[start Data]

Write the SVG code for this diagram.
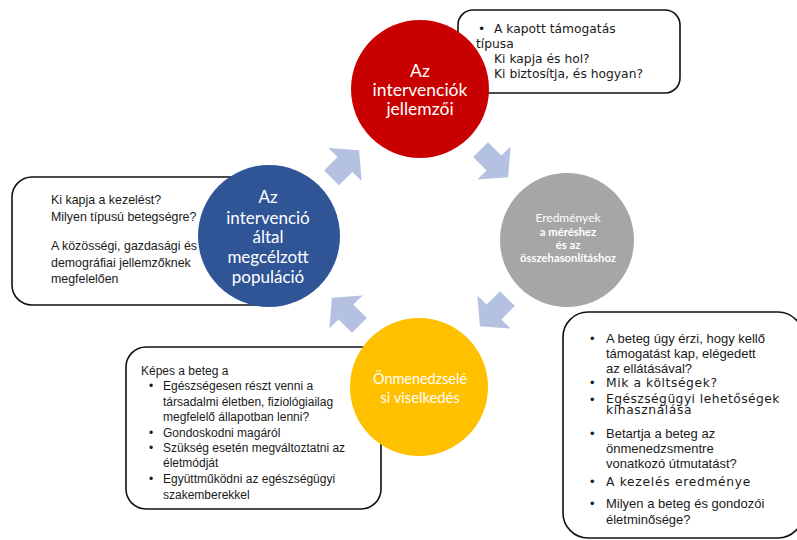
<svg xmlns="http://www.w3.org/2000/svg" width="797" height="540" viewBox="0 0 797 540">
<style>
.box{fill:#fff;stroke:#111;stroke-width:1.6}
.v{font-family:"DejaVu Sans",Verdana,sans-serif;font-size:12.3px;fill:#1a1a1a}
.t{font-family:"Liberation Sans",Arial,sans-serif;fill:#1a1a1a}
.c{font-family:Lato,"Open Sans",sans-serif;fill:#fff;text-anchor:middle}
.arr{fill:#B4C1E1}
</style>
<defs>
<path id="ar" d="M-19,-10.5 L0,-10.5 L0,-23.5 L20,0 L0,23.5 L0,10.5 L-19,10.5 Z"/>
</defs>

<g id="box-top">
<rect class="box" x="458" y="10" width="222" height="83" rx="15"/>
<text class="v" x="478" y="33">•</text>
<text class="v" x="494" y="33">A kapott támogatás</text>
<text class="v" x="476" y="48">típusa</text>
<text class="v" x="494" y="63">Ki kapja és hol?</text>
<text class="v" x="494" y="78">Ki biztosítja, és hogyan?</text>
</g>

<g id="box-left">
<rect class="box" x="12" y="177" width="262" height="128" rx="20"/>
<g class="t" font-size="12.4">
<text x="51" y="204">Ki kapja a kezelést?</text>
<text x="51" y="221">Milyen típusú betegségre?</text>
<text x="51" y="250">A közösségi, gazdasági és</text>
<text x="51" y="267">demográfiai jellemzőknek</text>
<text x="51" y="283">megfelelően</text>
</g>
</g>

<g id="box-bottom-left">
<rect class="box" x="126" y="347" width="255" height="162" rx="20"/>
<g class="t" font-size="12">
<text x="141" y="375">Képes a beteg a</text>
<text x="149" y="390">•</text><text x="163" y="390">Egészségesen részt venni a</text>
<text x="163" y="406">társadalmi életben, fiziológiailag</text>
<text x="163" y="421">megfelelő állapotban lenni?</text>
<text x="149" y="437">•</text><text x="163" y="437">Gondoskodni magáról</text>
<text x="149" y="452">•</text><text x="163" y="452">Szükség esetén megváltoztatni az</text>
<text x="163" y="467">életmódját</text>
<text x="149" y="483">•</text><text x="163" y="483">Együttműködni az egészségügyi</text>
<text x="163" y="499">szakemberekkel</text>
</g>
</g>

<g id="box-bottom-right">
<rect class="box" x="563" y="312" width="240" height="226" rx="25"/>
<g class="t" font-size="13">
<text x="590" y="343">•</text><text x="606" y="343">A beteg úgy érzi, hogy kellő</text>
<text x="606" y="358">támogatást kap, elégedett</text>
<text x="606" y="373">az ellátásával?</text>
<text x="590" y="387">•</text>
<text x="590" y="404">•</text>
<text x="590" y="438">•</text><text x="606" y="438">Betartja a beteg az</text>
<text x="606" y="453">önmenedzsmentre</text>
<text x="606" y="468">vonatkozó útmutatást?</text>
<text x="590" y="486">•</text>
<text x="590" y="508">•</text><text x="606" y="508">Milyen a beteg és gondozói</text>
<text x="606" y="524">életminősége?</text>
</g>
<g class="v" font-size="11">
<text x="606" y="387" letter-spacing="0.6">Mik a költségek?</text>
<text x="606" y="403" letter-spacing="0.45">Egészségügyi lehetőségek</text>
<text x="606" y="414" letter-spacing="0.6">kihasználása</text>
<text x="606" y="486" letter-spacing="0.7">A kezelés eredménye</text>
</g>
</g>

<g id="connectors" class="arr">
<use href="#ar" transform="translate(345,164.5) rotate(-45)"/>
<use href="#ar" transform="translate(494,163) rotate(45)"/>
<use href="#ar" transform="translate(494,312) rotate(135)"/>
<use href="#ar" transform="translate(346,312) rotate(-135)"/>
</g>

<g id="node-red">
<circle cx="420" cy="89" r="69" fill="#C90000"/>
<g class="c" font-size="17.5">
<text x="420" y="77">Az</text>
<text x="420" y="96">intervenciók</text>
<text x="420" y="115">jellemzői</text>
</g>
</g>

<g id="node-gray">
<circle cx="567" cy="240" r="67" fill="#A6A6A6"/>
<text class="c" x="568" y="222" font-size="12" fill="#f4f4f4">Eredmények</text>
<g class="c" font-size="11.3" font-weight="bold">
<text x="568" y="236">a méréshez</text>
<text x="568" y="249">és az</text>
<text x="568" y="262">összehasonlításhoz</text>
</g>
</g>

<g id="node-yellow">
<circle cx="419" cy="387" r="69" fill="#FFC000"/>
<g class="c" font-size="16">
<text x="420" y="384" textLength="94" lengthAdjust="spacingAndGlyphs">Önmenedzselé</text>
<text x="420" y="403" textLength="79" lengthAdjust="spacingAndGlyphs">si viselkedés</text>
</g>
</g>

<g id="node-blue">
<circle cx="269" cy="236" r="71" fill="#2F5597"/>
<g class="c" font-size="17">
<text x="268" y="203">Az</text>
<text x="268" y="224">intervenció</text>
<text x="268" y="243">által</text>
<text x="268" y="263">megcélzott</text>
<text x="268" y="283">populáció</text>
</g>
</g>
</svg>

[end Data]

**Stated exercise:**
Using the material above, return every line exactly as it appears, minus the pictures.

**Output of the exercise:**
Write the SVG code for this diagram.
<svg xmlns="http://www.w3.org/2000/svg" width="797" height="540" viewBox="0 0 797 540">
<style>
.box{fill:#fff;stroke:#111;stroke-width:1.6}
.v{font-family:"DejaVu Sans",Verdana,sans-serif;font-size:12.3px;fill:#1a1a1a}
.t{font-family:"Liberation Sans",Arial,sans-serif;fill:#1a1a1a}
.c{font-family:Lato,"Open Sans",sans-serif;fill:#fff;text-anchor:middle}
.arr{fill:#B4C1E1}
</style>
<defs>
<path id="ar" d="M-19,-10.5 L0,-10.5 L0,-23.5 L20,0 L0,23.5 L0,10.5 L-19,10.5 Z"/>
</defs>

<g id="box-top">
<rect class="box" x="458" y="10" width="222" height="83" rx="15"/>
<text class="v" x="478" y="33">•</text>
<text class="v" x="494" y="33">A kapott támogatás</text>
<text class="v" x="476" y="48">típusa</text>
<text class="v" x="494" y="63">Ki kapja és hol?</text>
<text class="v" x="494" y="78">Ki biztosítja, és hogyan?</text>
</g>

<g id="box-left">
<rect class="box" x="12" y="177" width="262" height="128" rx="20"/>
<g class="t" font-size="12.4">
<text x="51" y="204">Ki kapja a kezelést?</text>
<text x="51" y="221">Milyen típusú betegségre?</text>
<text x="51" y="250">A közösségi, gazdasági és</text>
<text x="51" y="267">demográfiai jellemzőknek</text>
<text x="51" y="283">megfelelően</text>
</g>
</g>

<g id="box-bottom-left">
<rect class="box" x="126" y="347" width="255" height="162" rx="20"/>
<g class="t" font-size="12">
<text x="141" y="375">Képes a beteg a</text>
<text x="149" y="390">•</text><text x="163" y="390">Egészségesen részt venni a</text>
<text x="163" y="406">társadalmi életben, fiziológiailag</text>
<text x="163" y="421">megfelelő állapotban lenni?</text>
<text x="149" y="437">•</text><text x="163" y="437">Gondoskodni magáról</text>
<text x="149" y="452">•</text><text x="163" y="452">Szükség esetén megváltoztatni az</text>
<text x="163" y="467">életmódját</text>
<text x="149" y="483">•</text><text x="163" y="483">Együttműködni az egészségügyi</text>
<text x="163" y="499">szakemberekkel</text>
</g>
</g>

<g id="box-bottom-right">
<rect class="box" x="563" y="312" width="240" height="226" rx="25"/>
<g class="t" font-size="13">
<text x="590" y="343">•</text><text x="606" y="343">A beteg úgy érzi, hogy kellő</text>
<text x="606" y="358">támogatást kap, elégedett</text>
<text x="606" y="373">az ellátásával?</text>
<text x="590" y="387">•</text>
<text x="590" y="404">•</text>
<text x="590" y="438">•</text><text x="606" y="438">Betartja a beteg az</text>
<text x="606" y="453">önmenedzsmentre</text>
<text x="606" y="468">vonatkozó útmutatást?</text>
<text x="590" y="486">•</text>
<text x="590" y="508">•</text><text x="606" y="508">Milyen a beteg és gondozói</text>
<text x="606" y="524">életminősége?</text>
</g>
<g class="v" font-size="11">
<text x="606" y="387" letter-spacing="0.6">Mik a költségek?</text>
<text x="606" y="403" letter-spacing="0.45">Egészségügyi lehetőségek</text>
<text x="606" y="414" letter-spacing="0.6">kihasználása</text>
<text x="606" y="486" letter-spacing="0.7">A kezelés eredménye</text>
</g>
</g>

<g id="connectors" class="arr">
<use href="#ar" transform="translate(345,164.5) rotate(-45)"/>
<use href="#ar" transform="translate(494,163) rotate(45)"/>
<use href="#ar" transform="translate(494,312) rotate(135)"/>
<use href="#ar" transform="translate(346,312) rotate(-135)"/>
</g>

<g id="node-red">
<circle cx="420" cy="89" r="69" fill="#C90000"/>
<g class="c" font-size="17.5">
<text x="420" y="77">Az</text>
<text x="420" y="96">intervenciók</text>
<text x="420" y="115">jellemzői</text>
</g>
</g>

<g id="node-gray">
<circle cx="567" cy="240" r="67" fill="#A6A6A6"/>
<text class="c" x="568" y="222" font-size="12" fill="#f4f4f4">Eredmények</text>
<g class="c" font-size="11.3" font-weight="bold">
<text x="568" y="236">a méréshez</text>
<text x="568" y="249">és az</text>
<text x="568" y="262">összehasonlításhoz</text>
</g>
</g>

<g id="node-yellow">
<circle cx="419" cy="387" r="69" fill="#FFC000"/>
<g class="c" font-size="16">
<text x="420" y="384" textLength="94" lengthAdjust="spacingAndGlyphs">Önmenedzselé</text>
<text x="420" y="403" textLength="79" lengthAdjust="spacingAndGlyphs">si viselkedés</text>
</g>
</g>

<g id="node-blue">
<circle cx="269" cy="236" r="71" fill="#2F5597"/>
<g class="c" font-size="17">
<text x="268" y="203">Az</text>
<text x="268" y="224">intervenció</text>
<text x="268" y="243">által</text>
<text x="268" y="263">megcélzott</text>
<text x="268" y="283">populáció</text>
</g>
</g>
</svg>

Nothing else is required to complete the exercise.